** begin SUPPLIED MATERIAL **
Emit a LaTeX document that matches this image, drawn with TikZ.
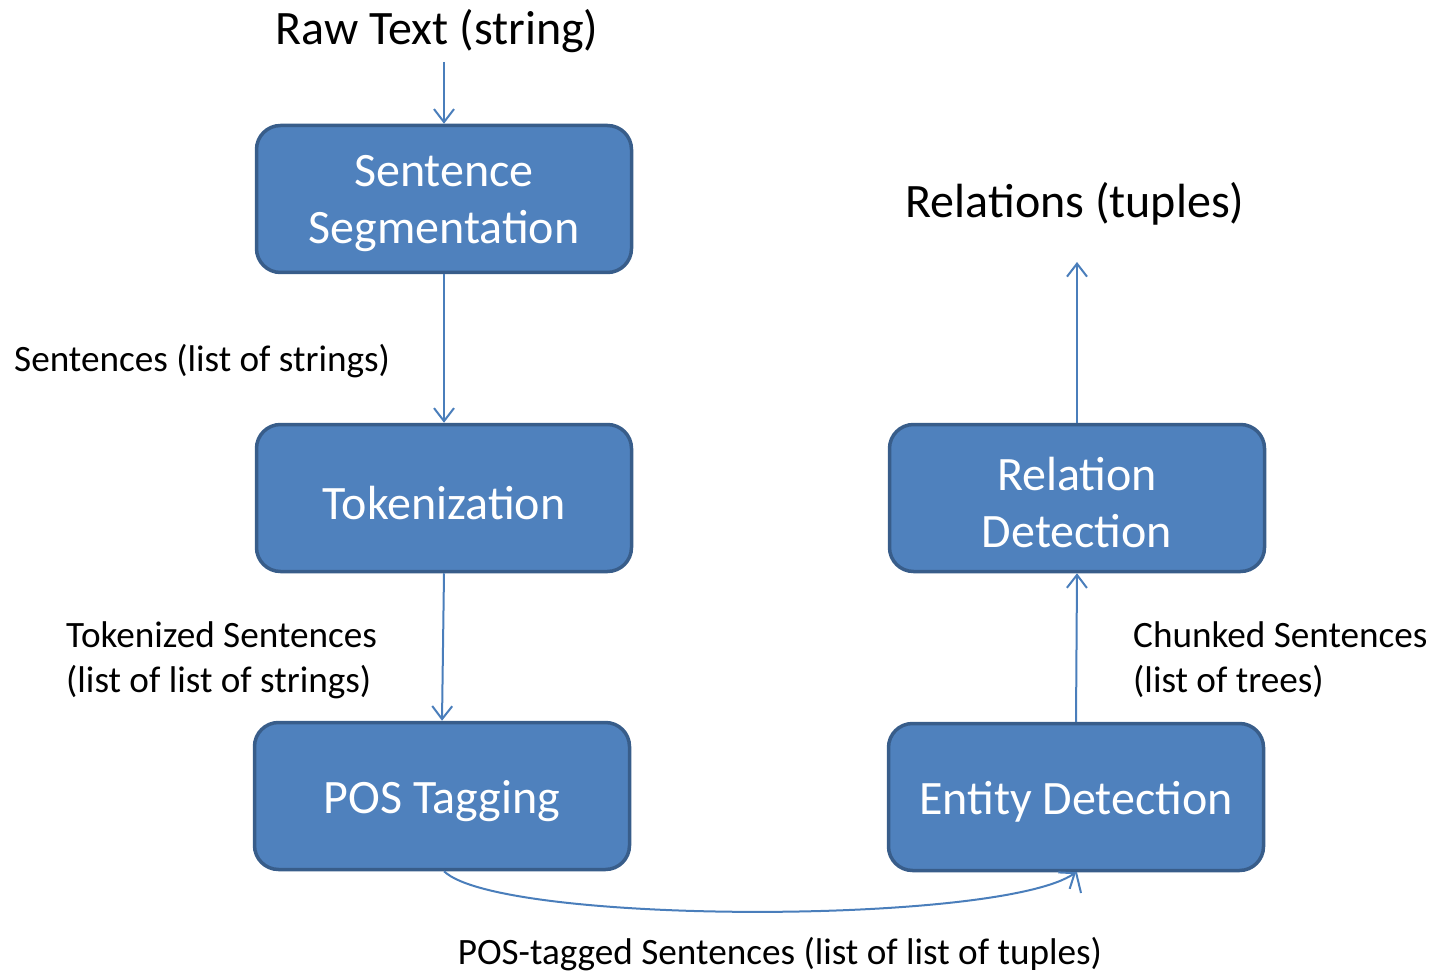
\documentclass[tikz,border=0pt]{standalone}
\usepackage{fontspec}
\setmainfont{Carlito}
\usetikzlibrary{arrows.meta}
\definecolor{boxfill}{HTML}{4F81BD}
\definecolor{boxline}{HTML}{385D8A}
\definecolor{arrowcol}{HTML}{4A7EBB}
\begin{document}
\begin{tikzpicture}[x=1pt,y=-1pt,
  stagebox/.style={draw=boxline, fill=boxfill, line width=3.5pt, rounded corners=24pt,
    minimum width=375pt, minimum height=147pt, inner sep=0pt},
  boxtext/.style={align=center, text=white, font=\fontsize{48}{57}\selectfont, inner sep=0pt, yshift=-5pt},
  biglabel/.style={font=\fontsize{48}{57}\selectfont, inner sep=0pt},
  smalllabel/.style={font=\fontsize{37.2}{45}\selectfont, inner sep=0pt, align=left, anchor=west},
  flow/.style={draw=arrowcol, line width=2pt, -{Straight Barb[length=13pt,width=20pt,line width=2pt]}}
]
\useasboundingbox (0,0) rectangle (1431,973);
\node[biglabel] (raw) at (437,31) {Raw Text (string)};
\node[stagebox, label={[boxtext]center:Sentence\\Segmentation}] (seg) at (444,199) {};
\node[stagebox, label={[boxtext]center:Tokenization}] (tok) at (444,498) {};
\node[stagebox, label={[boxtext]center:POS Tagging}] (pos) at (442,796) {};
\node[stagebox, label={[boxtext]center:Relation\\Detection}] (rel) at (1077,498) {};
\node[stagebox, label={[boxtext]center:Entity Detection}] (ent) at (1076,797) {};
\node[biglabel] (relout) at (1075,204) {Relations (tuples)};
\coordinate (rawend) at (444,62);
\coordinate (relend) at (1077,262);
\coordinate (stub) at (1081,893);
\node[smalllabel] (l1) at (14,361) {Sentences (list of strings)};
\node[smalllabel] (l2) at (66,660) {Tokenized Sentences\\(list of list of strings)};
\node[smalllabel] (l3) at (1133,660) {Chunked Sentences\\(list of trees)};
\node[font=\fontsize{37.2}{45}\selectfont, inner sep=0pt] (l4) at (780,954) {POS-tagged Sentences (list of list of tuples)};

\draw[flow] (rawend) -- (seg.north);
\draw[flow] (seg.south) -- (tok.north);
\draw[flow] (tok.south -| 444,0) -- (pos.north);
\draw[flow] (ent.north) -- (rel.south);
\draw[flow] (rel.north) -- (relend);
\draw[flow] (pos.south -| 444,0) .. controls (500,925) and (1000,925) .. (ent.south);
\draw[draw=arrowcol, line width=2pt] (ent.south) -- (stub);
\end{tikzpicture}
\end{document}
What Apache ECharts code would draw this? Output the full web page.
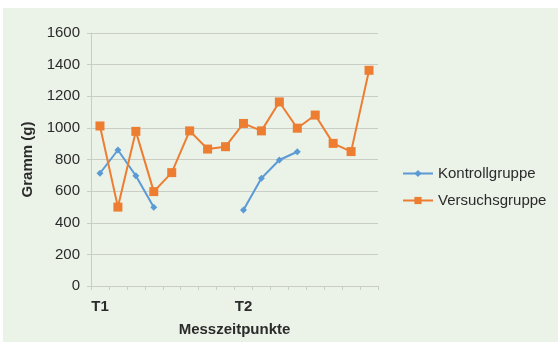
** end SUPPLIED MATERIAL **
■ EXERCISE REQUIREMENTS ■
Each line in the records above should be reproduced exactly; images are not copied.

■ TASK RESULT ■
Emit a LaTeX document that matches this image, drawn with TikZ.
\documentclass[tikz,border=0pt]{standalone}
\usepackage{fontspec}
\setmainfont{Carlito}
\usetikzlibrary{arrows.meta}
\definecolor{boxfill}{HTML}{4F81BD}
\definecolor{boxline}{HTML}{385D8A}
\definecolor{arrowcol}{HTML}{4A7EBB}
\begin{document}
\begin{tikzpicture}[x=1pt,y=-1pt,
  stagebox/.style={draw=boxline, fill=boxfill, line width=3.5pt, rounded corners=24pt,
    minimum width=375pt, minimum height=147pt, inner sep=0pt},
  boxtext/.style={align=center, text=white, font=\fontsize{48}{57}\selectfont, inner sep=0pt, yshift=-5pt},
  biglabel/.style={font=\fontsize{48}{57}\selectfont, inner sep=0pt},
  smalllabel/.style={font=\fontsize{37.2}{45}\selectfont, inner sep=0pt, align=left, anchor=west},
  flow/.style={draw=arrowcol, line width=2pt, -{Straight Barb[length=13pt,width=20pt,line width=2pt]}}
]
\useasboundingbox (0,0) rectangle (1431,973);
\node[biglabel] (raw) at (437,31) {Raw Text (string)};
\node[stagebox, label={[boxtext]center:Sentence\\Segmentation}] (seg) at (444,199) {};
\node[stagebox, label={[boxtext]center:Tokenization}] (tok) at (444,498) {};
\node[stagebox, label={[boxtext]center:POS Tagging}] (pos) at (442,796) {};
\node[stagebox, label={[boxtext]center:Relation\\Detection}] (rel) at (1077,498) {};
\node[stagebox, label={[boxtext]center:Entity Detection}] (ent) at (1076,797) {};
\node[biglabel] (relout) at (1075,204) {Relations (tuples)};
\coordinate (rawend) at (444,62);
\coordinate (relend) at (1077,262);
\coordinate (stub) at (1081,893);
\node[smalllabel] (l1) at (14,361) {Sentences (list of strings)};
\node[smalllabel] (l2) at (66,660) {Tokenized Sentences\\(list of list of strings)};
\node[smalllabel] (l3) at (1133,660) {Chunked Sentences\\(list of trees)};
\node[font=\fontsize{37.2}{45}\selectfont, inner sep=0pt] (l4) at (780,954) {POS-tagged Sentences (list of list of tuples)};

\draw[flow] (rawend) -- (seg.north);
\draw[flow] (seg.south) -- (tok.north);
\draw[flow] (tok.south -| 444,0) -- (pos.north);
\draw[flow] (ent.north) -- (rel.south);
\draw[flow] (rel.north) -- (relend);
\draw[flow] (pos.south -| 444,0) .. controls (500,925) and (1000,925) .. (ent.south);
\draw[draw=arrowcol, line width=2pt] (ent.south) -- (stub);
\end{tikzpicture}
\end{document}
What Apache ECharts code would draw this? Output the full web page.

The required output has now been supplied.